_Listed entries_:
....

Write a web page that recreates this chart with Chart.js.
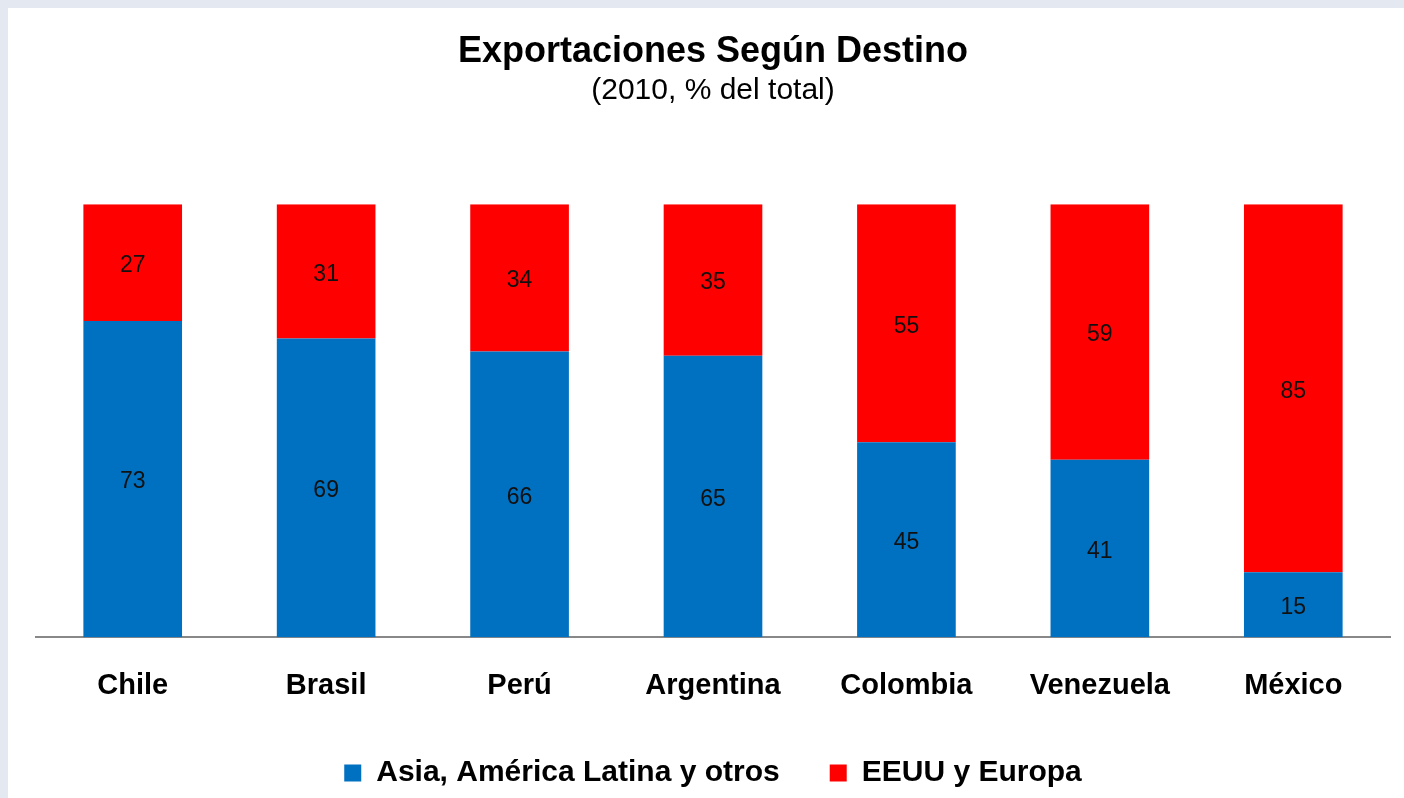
<!DOCTYPE html>
<html>
<head>
<meta charset="utf-8">
<script src="https://cdn.jsdelivr.net/npm/chart.js@4"></script>
<style>
    html, body { margin: 0; padding: 0; background: #e4e9f1; }
    #box { position: absolute; left: 8px; top: 8px; width: 1396px; height: 790px; background: #ffffff; }
</style>
</head>
<body>
<div id="box"><canvas id="myChart" width="1396" height="790"></canvas></div>
<script>
const countries = ["Chile", "Brasil", "Perú", "Argentina", "Colombia", "Venezuela", "México"];
const asiaLatam = [73, 69, 66, 65, 45, 41, 15]; // Asia, América Latina y otros
const usEurope = [27, 31, 34, 35, 55, 59, 85]; // EEUU y Europa

const fontFam = "Arial, 'Liberation Sans', sans-serif";

// writes the value in the middle of every bar segment
const segmentLabels = {
    id: "segmentLabels",
    afterDatasetsDraw(chart) {
        const ctx = chart.ctx;
        ctx.save();
        ctx.font = "23px " + fontFam;
        ctx.fillStyle = "#111111";
        ctx.textAlign = "center";
        ctx.textBaseline = "middle";
        chart.data.datasets.forEach((ds, i) => {
            chart.getDatasetMeta(i).data.forEach((bar, j) => {
                const mid = (bar.y + bar.base) / 2;
                ctx.fillText(ds.data[j], bar.x, mid + 3);
            });
        });
        ctx.restore();
    }
};

new Chart(document.getElementById("myChart"), {
    type: "bar",
    data: {
        labels: countries,
        datasets: [
            { label: "Asia, América Latina y otros", data: asiaLatam, backgroundColor: "#0070c0" },
            { label: "EEUU y Europa", data: usEurope, backgroundColor: "#ff0000" }
        ]
    },
    options: {
        responsive: false,
        animation: false,
        barPercentage: 0.51,
        categoryPercentage: 1,
        layout: { padding: { left: 28, right: 14, top: 0, bottom: 0 } },
        scales: {
            x: {
                stacked: true,
                grid: { display: false, drawTicks: false },
                border: { display: true, color: "#888888", width: 2 },
                ticks: { color: "#000000", padding: 31, font: { family: fontFam, size: 29, weight: "bold" } },
                // let the labels hang into the legend's empty top padding
                afterFit: (scale) => { scale.height -= 26; }
            },
            y: {
                stacked: true,
                display: false,
                min: 0,
                max: 100
            }
        },
        plugins: {
            title: {
                display: true,
                text: "Exportaciones Según Destino",
                color: "#000000",
                font: { family: fontFam, size: 36, weight: "bold" },
                padding: { top: 22, bottom: 0 }
            },
            subtitle: {
                display: true,
                text: "(2010, % del total)",
                color: "#000000",
                font: { family: fontFam, size: 30, weight: "normal" },
                padding: { top: 0, bottom: 95 }
            },
            legend: {
                position: "bottom",
                labels: {
                    color: "#000000",
                    boxWidth: 17,
                    boxHeight: 17,
                    padding: 50,
                    font: { family: fontFam, size: 30, weight: "bold" }
                }
            },
            tooltip: { enabled: false }
        }
    },
    plugins: [segmentLabels]
});
</script>
</body>
</html>
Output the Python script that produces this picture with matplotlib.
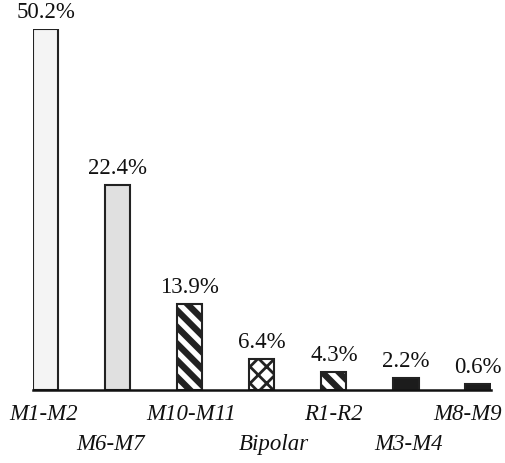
import matplotlib
matplotlib.use("Agg")
import matplotlib.pyplot as plt

categories = ["M1-M2", "M6-M7", "M10-M11", "Bipolar", "R1-R2", "M3-M4", "M8-M9"]
pct_labels = ["50.2%", "22.4%", "13.9%", "6.4%", "4.3%", "2.2%", "0.6%"]
# drawn bar heights (same units as the tallest bar)
bar_heights = [50.2, 28.5, 11.9, 4.3, 2.5, 1.7, 0.8]

fills = ["#f4f4f4", "#e0e0e0", "white", "white", "white", "#1c1c1c", "#1c1c1c"]
hatches = [None, None, "\\\\", "xx", "\\\\", None, None]
hatch_lw = [1.0, 1.0, 4.6, 2.0, 4.6, 1.0, 1.0]

plt.rcParams["font.family"] = ["Liberation Serif", "STIXGeneral", "DejaVu Serif"]

fig = plt.figure(figsize=(5.06, 4.64), dpi=100)
W, H = 506, 464
ax_left, ax_right, ax_bottom, ax_top = 33, 491, 391, 29.5
ax = fig.add_axes([ax_left / W, 1 - ax_bottom / H, (ax_right - ax_left) / W, (ax_bottom - ax_top) / H])

for i, (h, fc, ht) in enumerate(zip(bar_heights, fills, hatches)):
    plt.rcParams["hatch.linewidth"] = hatch_lw[i]
    plt.rcParams["hatch.color"] = "#111111"
    ax.bar(i, h, width=0.35, color=fc, edgecolor="#222222", linewidth=1.5,
           hatch=ht, zorder=2)
    ax.annotate(pct_labels[i], (i, h), xytext=(0, 5), textcoords="offset points",
                ha="center", va="bottom", fontsize=16.5, color="#111111",
                annotation_clip=False)

ax.set_xlim(-0.174, 6.18)
ax.set_ylim(0, bar_heights[0])
for s in ["top", "left", "right"]:
    ax.spines[s].set_visible(False)
ax.spines["bottom"].set_linewidth(1.8)
ax.spines["bottom"].set_color("#111111")
ax.spines["bottom"].set_zorder(3)
ax.set_yticks([])
ax.set_xticks([])

offsets = [-0.03, -0.1, 0.02, 0.17, 0.0, 0.03, -0.15]
for i, cat in enumerate(categories):
    y = -0.064 if i % 2 == 0 else -0.147
    ax.text(i + offsets[i], y, cat, transform=ax.get_xaxis_transform(),
            ha="center", va="center", fontsize=16.5, style="italic", color="#111111")

fig.savefig("out.png", dpi=100)
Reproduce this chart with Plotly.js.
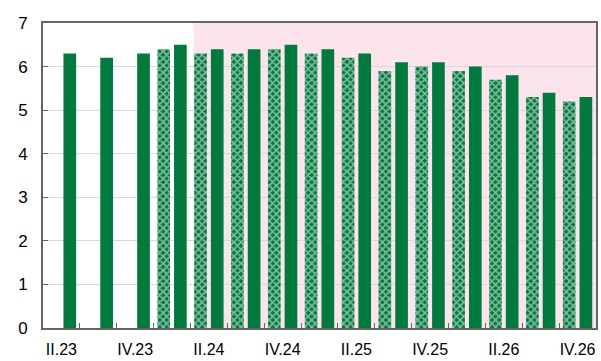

....

Transcribe every record above exactly, leaving out the pictures.

_Complete answer_:
Write a web page that recreates this chart with Chart.js.
<!DOCTYPE html>
<html>
<head>
<meta charset="utf-8">
<script src="https://cdn.jsdelivr.net/npm/chart.js@4"></script>
<style>
    html, body { margin: 0; padding: 0; background: #e4e9f1; }
    #box { position: absolute; left: 8px; top: 8px; width: 1396px; height: 790px; background: #ffffff; }
</style>
</head>
<body>
<div id="box"><canvas id="myChart" width="1396" height="790"></canvas></div>
<script>
const countries = ["Chile", "Brasil", "Perú", "Argentina", "Colombia", "Venezuela", "México"];
const asiaLatam = [73, 69, 66, 65, 45, 41, 15]; // Asia, América Latina y otros
const usEurope = [27, 31, 34, 35, 55, 59, 85]; // EEUU y Europa

const fontFam = "Arial, 'Liberation Sans', sans-serif";

// writes the value in the middle of every bar segment
const segmentLabels = {
    id: "segmentLabels",
    afterDatasetsDraw(chart) {
        const ctx = chart.ctx;
        ctx.save();
        ctx.font = "23px " + fontFam;
        ctx.fillStyle = "#111111";
        ctx.textAlign = "center";
        ctx.textBaseline = "middle";
        chart.data.datasets.forEach((ds, i) => {
            chart.getDatasetMeta(i).data.forEach((bar, j) => {
                const mid = (bar.y + bar.base) / 2;
                ctx.fillText(ds.data[j], bar.x, mid + 3);
            });
        });
        ctx.restore();
    }
};

new Chart(document.getElementById("myChart"), {
    type: "bar",
    data: {
        labels: countries,
        datasets: [
            { label: "Asia, América Latina y otros", data: asiaLatam, backgroundColor: "#0070c0" },
            { label: "EEUU y Europa", data: usEurope, backgroundColor: "#ff0000" }
        ]
    },
    options: {
        responsive: false,
        animation: false,
        barPercentage: 0.51,
        categoryPercentage: 1,
        layout: { padding: { left: 28, right: 14, top: 0, bottom: 0 } },
        scales: {
            x: {
                stacked: true,
                grid: { display: false, drawTicks: false },
                border: { display: true, color: "#888888", width: 2 },
                ticks: { color: "#000000", padding: 31, font: { family: fontFam, size: 29, weight: "bold" } },
                // let the labels hang into the legend's empty top padding
                afterFit: (scale) => { scale.height -= 26; }
            },
            y: {
                stacked: true,
                display: false,
                min: 0,
                max: 100
            }
        },
        plugins: {
            title: {
                display: true,
                text: "Exportaciones Según Destino",
                color: "#000000",
                font: { family: fontFam, size: 36, weight: "bold" },
                padding: { top: 22, bottom: 0 }
            },
            subtitle: {
                display: true,
                text: "(2010, % del total)",
                color: "#000000",
                font: { family: fontFam, size: 30, weight: "normal" },
                padding: { top: 0, bottom: 95 }
            },
            legend: {
                position: "bottom",
                labels: {
                    color: "#000000",
                    boxWidth: 17,
                    boxHeight: 17,
                    padding: 50,
                    font: { family: fontFam, size: 30, weight: "bold" }
                }
            },
            tooltip: { enabled: false }
        }
    },
    plugins: [segmentLabels]
});
</script>
</body>
</html>
Output the Python script that produces this picture with matplotlib.
import matplotlib
matplotlib.use("Agg")
import matplotlib.pyplot as plt

categories = ["M1-M2", "M6-M7", "M10-M11", "Bipolar", "R1-R2", "M3-M4", "M8-M9"]
pct_labels = ["50.2%", "22.4%", "13.9%", "6.4%", "4.3%", "2.2%", "0.6%"]
# drawn bar heights (same units as the tallest bar)
bar_heights = [50.2, 28.5, 11.9, 4.3, 2.5, 1.7, 0.8]

fills = ["#f4f4f4", "#e0e0e0", "white", "white", "white", "#1c1c1c", "#1c1c1c"]
hatches = [None, None, "\\\\", "xx", "\\\\", None, None]
hatch_lw = [1.0, 1.0, 4.6, 2.0, 4.6, 1.0, 1.0]

plt.rcParams["font.family"] = ["Liberation Serif", "STIXGeneral", "DejaVu Serif"]

fig = plt.figure(figsize=(5.06, 4.64), dpi=100)
W, H = 506, 464
ax_left, ax_right, ax_bottom, ax_top = 33, 491, 391, 29.5
ax = fig.add_axes([ax_left / W, 1 - ax_bottom / H, (ax_right - ax_left) / W, (ax_bottom - ax_top) / H])

for i, (h, fc, ht) in enumerate(zip(bar_heights, fills, hatches)):
    plt.rcParams["hatch.linewidth"] = hatch_lw[i]
    plt.rcParams["hatch.color"] = "#111111"
    ax.bar(i, h, width=0.35, color=fc, edgecolor="#222222", linewidth=1.5,
           hatch=ht, zorder=2)
    ax.annotate(pct_labels[i], (i, h), xytext=(0, 5), textcoords="offset points",
                ha="center", va="bottom", fontsize=16.5, color="#111111",
                annotation_clip=False)

ax.set_xlim(-0.174, 6.18)
ax.set_ylim(0, bar_heights[0])
for s in ["top", "left", "right"]:
    ax.spines[s].set_visible(False)
ax.spines["bottom"].set_linewidth(1.8)
ax.spines["bottom"].set_color("#111111")
ax.spines["bottom"].set_zorder(3)
ax.set_yticks([])
ax.set_xticks([])

offsets = [-0.03, -0.1, 0.02, 0.17, 0.0, 0.03, -0.15]
for i, cat in enumerate(categories):
    y = -0.064 if i % 2 == 0 else -0.147
    ax.text(i + offsets[i], y, cat, transform=ax.get_xaxis_transform(),
            ha="center", va="center", fontsize=16.5, style="italic", color="#111111")

fig.savefig("out.png", dpi=100)
Reproduce this chart with Plotly.js.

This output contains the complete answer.